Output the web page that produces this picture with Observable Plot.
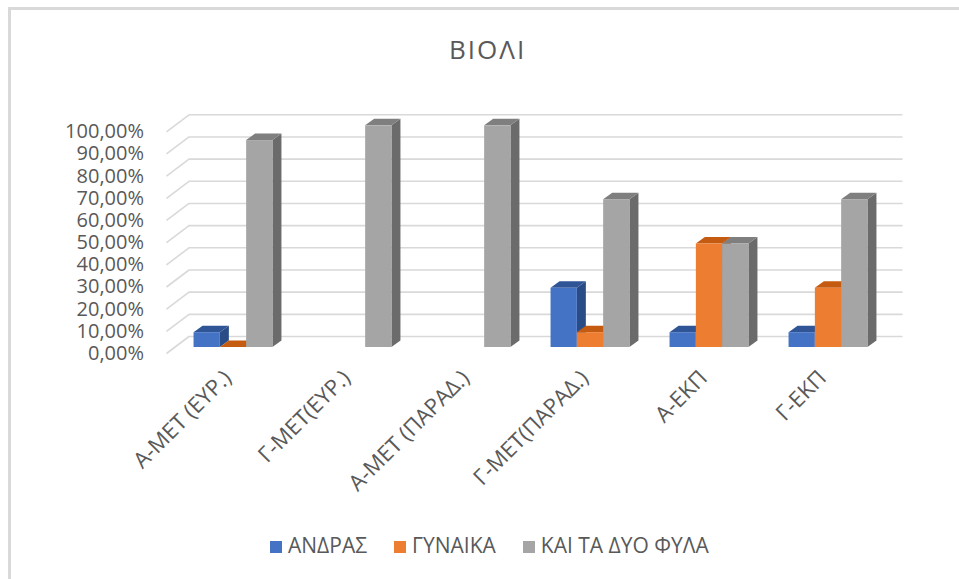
==
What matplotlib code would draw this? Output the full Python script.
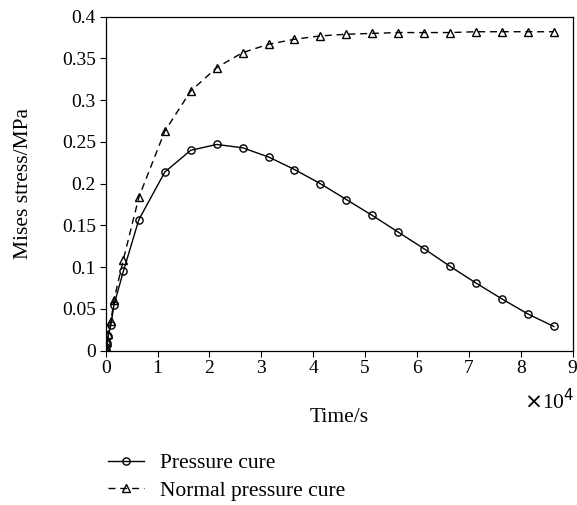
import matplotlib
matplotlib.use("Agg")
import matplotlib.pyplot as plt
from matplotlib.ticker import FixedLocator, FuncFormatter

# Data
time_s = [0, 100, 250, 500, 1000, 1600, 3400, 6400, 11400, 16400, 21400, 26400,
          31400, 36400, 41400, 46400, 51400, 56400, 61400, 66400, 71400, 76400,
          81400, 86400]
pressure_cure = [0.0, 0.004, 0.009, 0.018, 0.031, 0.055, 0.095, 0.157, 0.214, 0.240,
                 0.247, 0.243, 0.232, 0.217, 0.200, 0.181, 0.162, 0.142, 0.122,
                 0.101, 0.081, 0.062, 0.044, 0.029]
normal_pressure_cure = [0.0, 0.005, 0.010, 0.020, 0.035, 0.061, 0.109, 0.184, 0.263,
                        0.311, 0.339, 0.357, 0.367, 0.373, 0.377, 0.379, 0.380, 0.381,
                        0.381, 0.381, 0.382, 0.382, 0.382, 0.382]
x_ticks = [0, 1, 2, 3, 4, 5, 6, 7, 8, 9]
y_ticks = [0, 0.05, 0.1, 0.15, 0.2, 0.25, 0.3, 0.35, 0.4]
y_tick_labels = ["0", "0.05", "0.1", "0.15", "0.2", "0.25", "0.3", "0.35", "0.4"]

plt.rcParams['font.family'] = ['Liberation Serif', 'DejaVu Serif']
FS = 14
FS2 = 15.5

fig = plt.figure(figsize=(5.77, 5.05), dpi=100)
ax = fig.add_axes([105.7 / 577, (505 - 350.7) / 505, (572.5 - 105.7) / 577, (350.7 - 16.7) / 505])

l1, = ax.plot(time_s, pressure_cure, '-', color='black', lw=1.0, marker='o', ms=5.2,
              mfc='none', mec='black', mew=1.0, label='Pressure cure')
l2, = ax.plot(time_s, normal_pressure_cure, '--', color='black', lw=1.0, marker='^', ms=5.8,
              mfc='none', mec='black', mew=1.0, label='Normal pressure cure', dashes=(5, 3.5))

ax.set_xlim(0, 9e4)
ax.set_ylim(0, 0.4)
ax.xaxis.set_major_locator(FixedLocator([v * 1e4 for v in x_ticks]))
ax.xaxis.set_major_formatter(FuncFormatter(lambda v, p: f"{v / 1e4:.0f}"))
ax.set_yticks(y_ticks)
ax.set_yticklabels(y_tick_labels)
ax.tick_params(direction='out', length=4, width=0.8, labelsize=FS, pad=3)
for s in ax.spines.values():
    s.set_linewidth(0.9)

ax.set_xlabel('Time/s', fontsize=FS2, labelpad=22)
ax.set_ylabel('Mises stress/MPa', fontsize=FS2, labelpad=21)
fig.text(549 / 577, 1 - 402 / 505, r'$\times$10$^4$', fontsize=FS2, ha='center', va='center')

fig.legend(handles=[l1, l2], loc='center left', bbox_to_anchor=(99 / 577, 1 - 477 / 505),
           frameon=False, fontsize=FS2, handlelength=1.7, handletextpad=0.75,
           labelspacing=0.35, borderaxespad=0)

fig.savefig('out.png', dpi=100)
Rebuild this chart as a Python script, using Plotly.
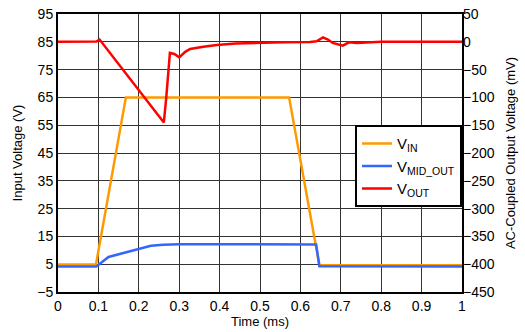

* **Directions**:
Write out the lines running from the one that contains "What matplotlib code" through the one that contains "from matplotlib.ticker import", ends included, and nothing else. Pictures stay out of the copy.

* **Response to this exercise**:
What matplotlib code would draw this? Output the full Python script.
import matplotlib
matplotlib.use("Agg")
import matplotlib.pyplot as plt
from matplotlib.ticker import FixedLocator, FuncFormatter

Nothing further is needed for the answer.